### EXERCISE
Reproduce every entry below precisely; do not include the pictures.

### RECORDS FOR THE EXERCISE
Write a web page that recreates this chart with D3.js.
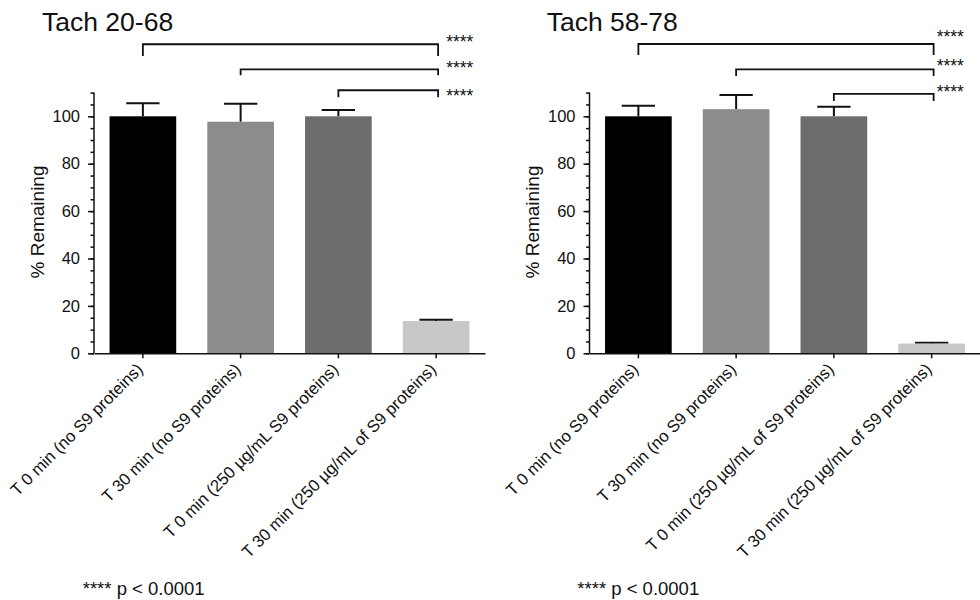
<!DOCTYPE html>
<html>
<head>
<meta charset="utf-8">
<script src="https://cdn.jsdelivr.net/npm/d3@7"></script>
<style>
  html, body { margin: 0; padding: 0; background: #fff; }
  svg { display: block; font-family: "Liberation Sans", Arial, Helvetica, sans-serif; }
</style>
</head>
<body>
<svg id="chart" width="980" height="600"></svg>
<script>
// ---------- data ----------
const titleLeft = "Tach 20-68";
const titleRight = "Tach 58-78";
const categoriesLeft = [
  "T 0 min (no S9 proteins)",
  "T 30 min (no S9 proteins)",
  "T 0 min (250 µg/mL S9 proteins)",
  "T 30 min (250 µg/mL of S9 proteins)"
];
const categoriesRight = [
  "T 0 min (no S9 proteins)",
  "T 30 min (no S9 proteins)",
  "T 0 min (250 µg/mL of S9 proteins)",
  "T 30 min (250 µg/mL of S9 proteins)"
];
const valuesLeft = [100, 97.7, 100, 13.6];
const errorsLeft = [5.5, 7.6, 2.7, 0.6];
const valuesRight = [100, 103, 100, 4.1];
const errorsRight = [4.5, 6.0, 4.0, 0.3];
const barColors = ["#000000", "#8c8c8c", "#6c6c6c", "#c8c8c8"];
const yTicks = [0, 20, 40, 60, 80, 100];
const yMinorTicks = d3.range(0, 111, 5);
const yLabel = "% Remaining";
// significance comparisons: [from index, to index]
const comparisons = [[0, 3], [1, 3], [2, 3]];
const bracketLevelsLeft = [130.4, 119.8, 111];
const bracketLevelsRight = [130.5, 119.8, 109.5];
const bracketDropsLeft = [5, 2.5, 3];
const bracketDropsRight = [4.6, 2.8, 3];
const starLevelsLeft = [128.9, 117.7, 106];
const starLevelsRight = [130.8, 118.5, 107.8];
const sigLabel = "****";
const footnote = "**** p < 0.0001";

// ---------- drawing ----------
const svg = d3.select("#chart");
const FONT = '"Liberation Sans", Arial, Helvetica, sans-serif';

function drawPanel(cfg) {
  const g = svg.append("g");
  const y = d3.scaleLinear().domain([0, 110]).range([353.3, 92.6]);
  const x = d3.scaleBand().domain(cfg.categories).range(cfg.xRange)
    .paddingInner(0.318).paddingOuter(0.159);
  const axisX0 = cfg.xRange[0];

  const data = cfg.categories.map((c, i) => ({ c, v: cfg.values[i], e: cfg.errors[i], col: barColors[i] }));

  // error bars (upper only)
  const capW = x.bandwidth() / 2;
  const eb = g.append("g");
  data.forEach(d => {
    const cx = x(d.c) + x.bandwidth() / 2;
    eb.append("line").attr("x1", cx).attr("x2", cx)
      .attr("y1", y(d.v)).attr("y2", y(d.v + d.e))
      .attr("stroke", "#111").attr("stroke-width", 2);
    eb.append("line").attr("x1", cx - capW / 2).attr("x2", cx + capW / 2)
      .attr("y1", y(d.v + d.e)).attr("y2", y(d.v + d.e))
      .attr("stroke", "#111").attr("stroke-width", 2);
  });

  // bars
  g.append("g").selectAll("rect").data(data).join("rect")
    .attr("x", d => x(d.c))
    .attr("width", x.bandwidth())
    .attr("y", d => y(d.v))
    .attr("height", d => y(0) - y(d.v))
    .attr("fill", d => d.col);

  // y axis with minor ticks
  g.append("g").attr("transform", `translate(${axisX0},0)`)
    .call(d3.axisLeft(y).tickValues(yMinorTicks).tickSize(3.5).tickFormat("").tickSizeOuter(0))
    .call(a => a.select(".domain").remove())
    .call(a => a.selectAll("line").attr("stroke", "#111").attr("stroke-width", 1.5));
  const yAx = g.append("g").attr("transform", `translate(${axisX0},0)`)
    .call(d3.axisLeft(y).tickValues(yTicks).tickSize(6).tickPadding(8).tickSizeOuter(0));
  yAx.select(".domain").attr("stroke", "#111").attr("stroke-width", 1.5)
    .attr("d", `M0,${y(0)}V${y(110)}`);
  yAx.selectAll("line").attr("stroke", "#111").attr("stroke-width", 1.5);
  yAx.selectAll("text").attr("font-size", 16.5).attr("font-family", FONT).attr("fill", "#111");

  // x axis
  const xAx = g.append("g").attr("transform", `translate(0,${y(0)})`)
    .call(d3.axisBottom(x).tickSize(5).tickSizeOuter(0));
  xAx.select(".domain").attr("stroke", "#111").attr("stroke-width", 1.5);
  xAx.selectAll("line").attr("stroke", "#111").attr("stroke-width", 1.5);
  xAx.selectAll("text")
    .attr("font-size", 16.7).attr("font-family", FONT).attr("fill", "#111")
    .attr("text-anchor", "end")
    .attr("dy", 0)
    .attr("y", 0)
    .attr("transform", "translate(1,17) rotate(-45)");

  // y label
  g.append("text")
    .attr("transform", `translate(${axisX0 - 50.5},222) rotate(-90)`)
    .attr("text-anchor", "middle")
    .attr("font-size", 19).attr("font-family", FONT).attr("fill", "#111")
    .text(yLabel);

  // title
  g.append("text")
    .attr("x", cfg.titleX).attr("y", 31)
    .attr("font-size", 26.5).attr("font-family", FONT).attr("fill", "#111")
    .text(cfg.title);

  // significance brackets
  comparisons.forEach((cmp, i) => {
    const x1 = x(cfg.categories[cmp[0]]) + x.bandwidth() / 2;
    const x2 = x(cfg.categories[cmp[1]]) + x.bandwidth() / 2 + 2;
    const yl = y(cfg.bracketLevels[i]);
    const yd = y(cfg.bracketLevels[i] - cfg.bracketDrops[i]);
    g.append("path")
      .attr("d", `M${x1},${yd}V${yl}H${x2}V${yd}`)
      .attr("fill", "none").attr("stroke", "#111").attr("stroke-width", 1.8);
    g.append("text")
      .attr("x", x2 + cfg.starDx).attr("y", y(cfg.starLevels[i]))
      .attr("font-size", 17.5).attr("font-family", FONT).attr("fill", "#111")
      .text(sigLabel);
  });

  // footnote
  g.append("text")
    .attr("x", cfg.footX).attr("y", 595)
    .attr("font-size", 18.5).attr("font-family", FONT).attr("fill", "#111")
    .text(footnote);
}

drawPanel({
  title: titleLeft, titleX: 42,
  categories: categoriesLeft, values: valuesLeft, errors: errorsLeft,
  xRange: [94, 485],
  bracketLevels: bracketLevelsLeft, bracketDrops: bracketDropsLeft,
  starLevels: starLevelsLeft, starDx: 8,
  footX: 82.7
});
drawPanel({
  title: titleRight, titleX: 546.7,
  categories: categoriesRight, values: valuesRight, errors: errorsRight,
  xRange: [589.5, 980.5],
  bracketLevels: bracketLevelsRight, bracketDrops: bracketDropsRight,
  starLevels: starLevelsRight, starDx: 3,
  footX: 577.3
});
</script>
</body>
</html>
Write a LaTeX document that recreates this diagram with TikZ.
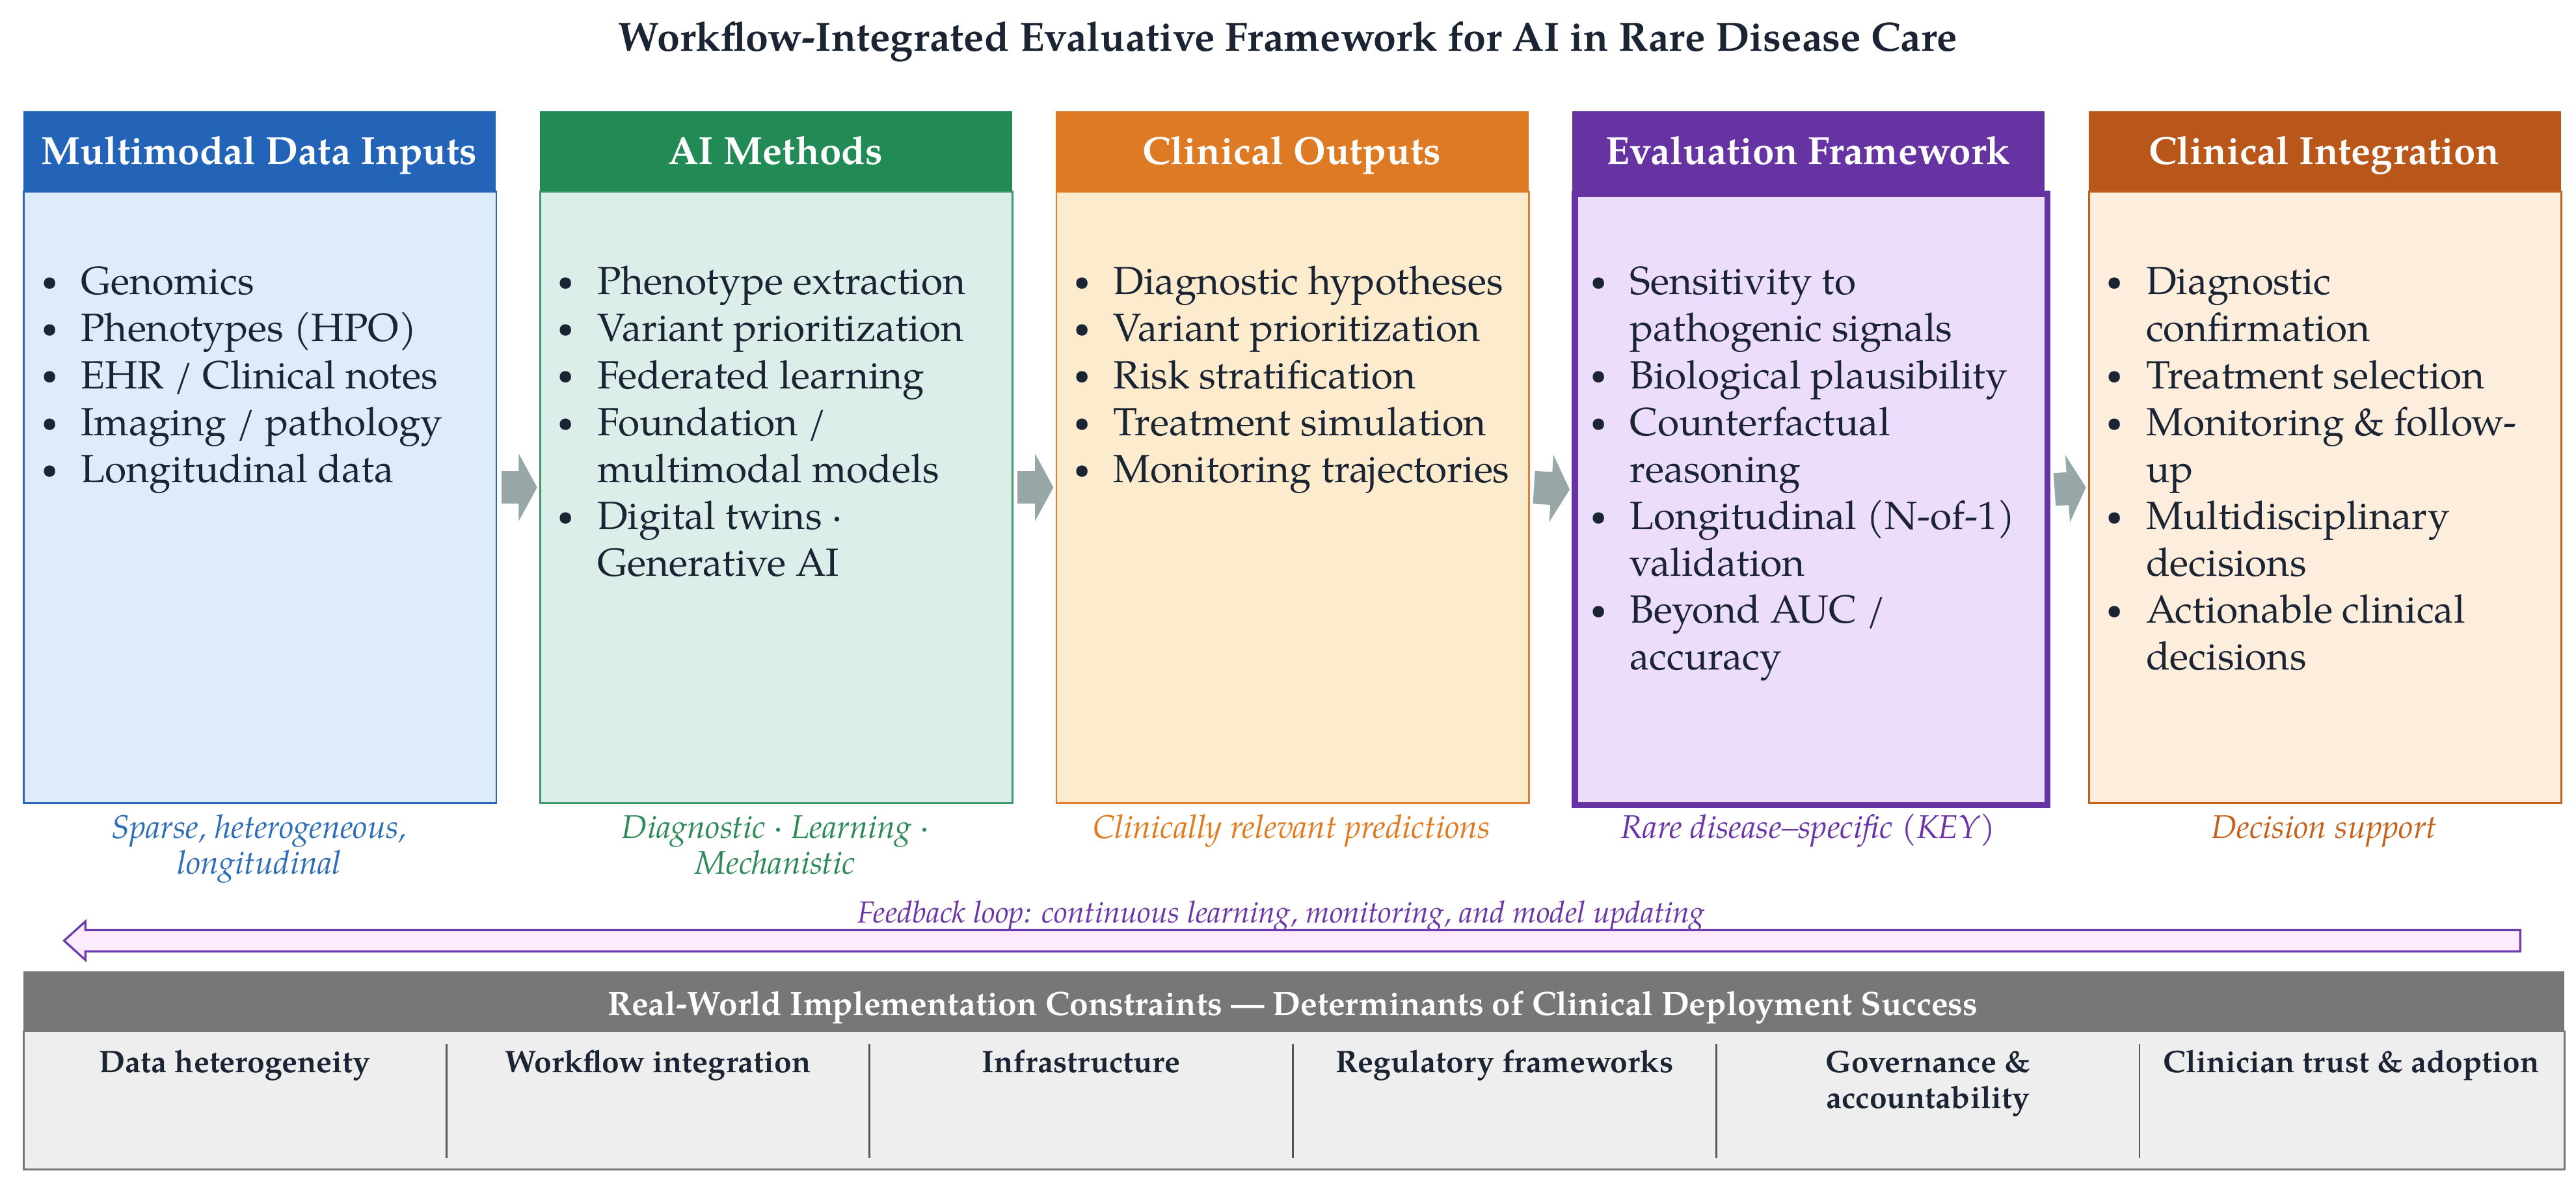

### OUTPUT FOR THIS TASK
Write a web page that recreates this chart with D3.js.
<!DOCTYPE html>
<html>
<head>
<meta charset="utf-8">
<script src="https://cdn.jsdelivr.net/npm/d3@7"></script>
<style>
  html, body { margin: 0; padding: 0; background: #fff; }
  svg { display: block; font-family: "Liberation Sans", Arial, Helvetica, sans-serif; }
</style>
</head>
<body>
<svg id="chart" width="980" height="600"></svg>
<script>
// ---------- data ----------
const titleLeft = "Tach 20-68";
const titleRight = "Tach 58-78";
const categoriesLeft = [
  "T 0 min (no S9 proteins)",
  "T 30 min (no S9 proteins)",
  "T 0 min (250 µg/mL S9 proteins)",
  "T 30 min (250 µg/mL of S9 proteins)"
];
const categoriesRight = [
  "T 0 min (no S9 proteins)",
  "T 30 min (no S9 proteins)",
  "T 0 min (250 µg/mL of S9 proteins)",
  "T 30 min (250 µg/mL of S9 proteins)"
];
const valuesLeft = [100, 97.7, 100, 13.6];
const errorsLeft = [5.5, 7.6, 2.7, 0.6];
const valuesRight = [100, 103, 100, 4.1];
const errorsRight = [4.5, 6.0, 4.0, 0.3];
const barColors = ["#000000", "#8c8c8c", "#6c6c6c", "#c8c8c8"];
const yTicks = [0, 20, 40, 60, 80, 100];
const yMinorTicks = d3.range(0, 111, 5);
const yLabel = "% Remaining";
// significance comparisons: [from index, to index]
const comparisons = [[0, 3], [1, 3], [2, 3]];
const bracketLevelsLeft = [130.4, 119.8, 111];
const bracketLevelsRight = [130.5, 119.8, 109.5];
const bracketDropsLeft = [5, 2.5, 3];
const bracketDropsRight = [4.6, 2.8, 3];
const starLevelsLeft = [128.9, 117.7, 106];
const starLevelsRight = [130.8, 118.5, 107.8];
const sigLabel = "****";
const footnote = "**** p < 0.0001";

// ---------- drawing ----------
const svg = d3.select("#chart");
const FONT = '"Liberation Sans", Arial, Helvetica, sans-serif';

function drawPanel(cfg) {
  const g = svg.append("g");
  const y = d3.scaleLinear().domain([0, 110]).range([353.3, 92.6]);
  const x = d3.scaleBand().domain(cfg.categories).range(cfg.xRange)
    .paddingInner(0.318).paddingOuter(0.159);
  const axisX0 = cfg.xRange[0];

  const data = cfg.categories.map((c, i) => ({ c, v: cfg.values[i], e: cfg.errors[i], col: barColors[i] }));

  // error bars (upper only)
  const capW = x.bandwidth() / 2;
  const eb = g.append("g");
  data.forEach(d => {
    const cx = x(d.c) + x.bandwidth() / 2;
    eb.append("line").attr("x1", cx).attr("x2", cx)
      .attr("y1", y(d.v)).attr("y2", y(d.v + d.e))
      .attr("stroke", "#111").attr("stroke-width", 2);
    eb.append("line").attr("x1", cx - capW / 2).attr("x2", cx + capW / 2)
      .attr("y1", y(d.v + d.e)).attr("y2", y(d.v + d.e))
      .attr("stroke", "#111").attr("stroke-width", 2);
  });

  // bars
  g.append("g").selectAll("rect").data(data).join("rect")
    .attr("x", d => x(d.c))
    .attr("width", x.bandwidth())
    .attr("y", d => y(d.v))
    .attr("height", d => y(0) - y(d.v))
    .attr("fill", d => d.col);

  // y axis with minor ticks
  g.append("g").attr("transform", `translate(${axisX0},0)`)
    .call(d3.axisLeft(y).tickValues(yMinorTicks).tickSize(3.5).tickFormat("").tickSizeOuter(0))
    .call(a => a.select(".domain").remove())
    .call(a => a.selectAll("line").attr("stroke", "#111").attr("stroke-width", 1.5));
  const yAx = g.append("g").attr("transform", `translate(${axisX0},0)`)
    .call(d3.axisLeft(y).tickValues(yTicks).tickSize(6).tickPadding(8).tickSizeOuter(0));
  yAx.select(".domain").attr("stroke", "#111").attr("stroke-width", 1.5)
    .attr("d", `M0,${y(0)}V${y(110)}`);
  yAx.selectAll("line").attr("stroke", "#111").attr("stroke-width", 1.5);
  yAx.selectAll("text").attr("font-size", 16.5).attr("font-family", FONT).attr("fill", "#111");

  // x axis
  const xAx = g.append("g").attr("transform", `translate(0,${y(0)})`)
    .call(d3.axisBottom(x).tickSize(5).tickSizeOuter(0));
  xAx.select(".domain").attr("stroke", "#111").attr("stroke-width", 1.5);
  xAx.selectAll("line").attr("stroke", "#111").attr("stroke-width", 1.5);
  xAx.selectAll("text")
    .attr("font-size", 16.7).attr("font-family", FONT).attr("fill", "#111")
    .attr("text-anchor", "end")
    .attr("dy", 0)
    .attr("y", 0)
    .attr("transform", "translate(1,17) rotate(-45)");

  // y label
  g.append("text")
    .attr("transform", `translate(${axisX0 - 50.5},222) rotate(-90)`)
    .attr("text-anchor", "middle")
    .attr("font-size", 19).attr("font-family", FONT).attr("fill", "#111")
    .text(yLabel);

  // title
  g.append("text")
    .attr("x", cfg.titleX).attr("y", 31)
    .attr("font-size", 26.5).attr("font-family", FONT).attr("fill", "#111")
    .text(cfg.title);

  // significance brackets
  comparisons.forEach((cmp, i) => {
    const x1 = x(cfg.categories[cmp[0]]) + x.bandwidth() / 2;
    const x2 = x(cfg.categories[cmp[1]]) + x.bandwidth() / 2 + 2;
    const yl = y(cfg.bracketLevels[i]);
    const yd = y(cfg.bracketLevels[i] - cfg.bracketDrops[i]);
    g.append("path")
      .attr("d", `M${x1},${yd}V${yl}H${x2}V${yd}`)
      .attr("fill", "none").attr("stroke", "#111").attr("stroke-width", 1.8);
    g.append("text")
      .attr("x", x2 + cfg.starDx).attr("y", y(cfg.starLevels[i]))
      .attr("font-size", 17.5).attr("font-family", FONT).attr("fill", "#111")
      .text(sigLabel);
  });

  // footnote
  g.append("text")
    .attr("x", cfg.footX).attr("y", 595)
    .attr("font-size", 18.5).attr("font-family", FONT).attr("fill", "#111")
    .text(footnote);
}

drawPanel({
  title: titleLeft, titleX: 42,
  categories: categoriesLeft, values: valuesLeft, errors: errorsLeft,
  xRange: [94, 485],
  bracketLevels: bracketLevelsLeft, bracketDrops: bracketDropsLeft,
  starLevels: starLevelsLeft, starDx: 8,
  footX: 82.7
});
drawPanel({
  title: titleRight, titleX: 546.7,
  categories: categoriesRight, values: valuesRight, errors: errorsRight,
  xRange: [589.5, 980.5],
  bracketLevels: bracketLevelsRight, bracketDrops: bracketDropsRight,
  starLevels: starLevelsRight, starDx: 3,
  footX: 577.3
});
</script>
</body>
</html>
Write a LaTeX document that recreates this diagram with TikZ.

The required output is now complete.